Gene of the Month – November: HK1
Variants in a regulatory region of the gene HK1 result in the rare disorder of congenital hyperinsulinism. This has been reported in a study published in Nature Genetics. Coding HK1 variants have previously been described to cause diseases such as hemolytic anemia, but they have not been associated with dysglycemia. The study provides an example of non-coding variants in a gene underlying a disease while coding mutations in the same gene do not cause the same condition.
HK1 encodes hexokinase 1, a pivotal enzyme in glycolysis. It is ubiquitously expressed in all tissues except for pancreatic cells and liver cells, where it is silenced. The protein has an extremely high binding affinity to glucose. If HK1 was expressed in these cells, an inappropriately high insulin secretion would occur even at normally low glucose levels. Using whole-genome sequencing, the authors of the study now identified 14 variants in a 42-bp regulatory region of HK1 in patients with severe early-onset and persisting hyperinsulinism. Their analysis of epigenomic data in public repositories showed that this specific region is crucial for cell-specific silencing of the gene. Further investigations revealed that patients carrying the variants showed HK1 expression in pancreatic beta cells.
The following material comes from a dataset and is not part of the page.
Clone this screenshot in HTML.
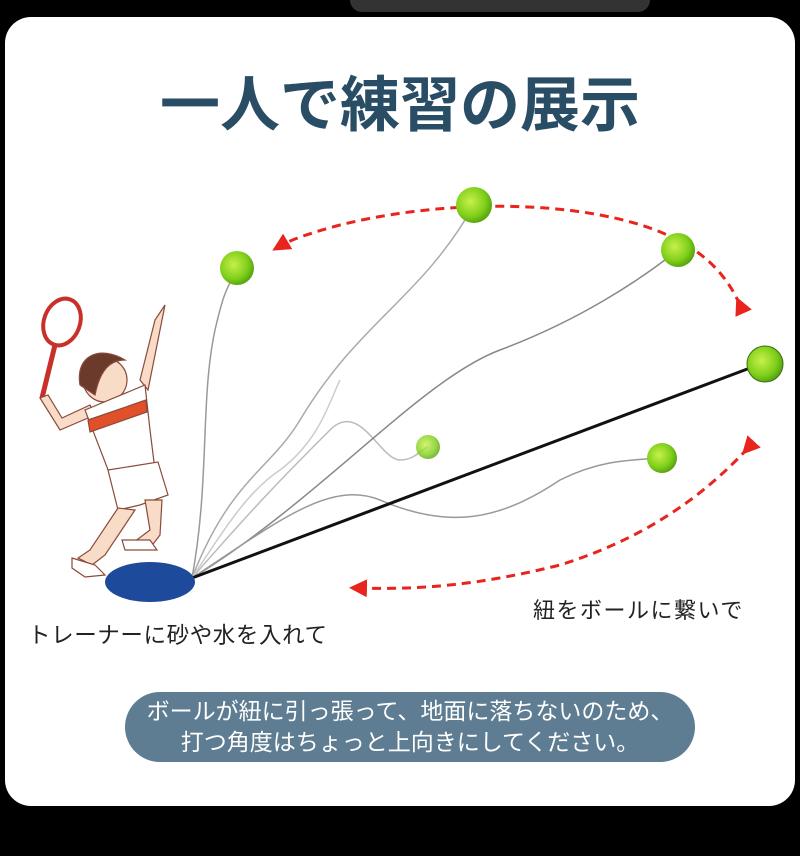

Congenital hyperinsulinism (CHI) is a disorder characterized by increased insulin secretion, leading to life-threatening hypoglycemic episodes, which, if untreated, might result in severe and irreversible brain damage. Although variants in more than 30 different genes have been described to underlie CHI, the genetic cause remains unknown in up to 50 % of children with persistent CHI.
Wakeling MN, Owens NDL, Hopkinson JR, … Flanagan SE. Non-coding variants disrupting a tissue-specific regulatory element in HK1 cause congenital hyperinsulinism. Nat Genet. 2022 Nov;54(11):1615-1620. doi: 10.1038/s41588-022-01204-x. Epub 2022 Nov 4.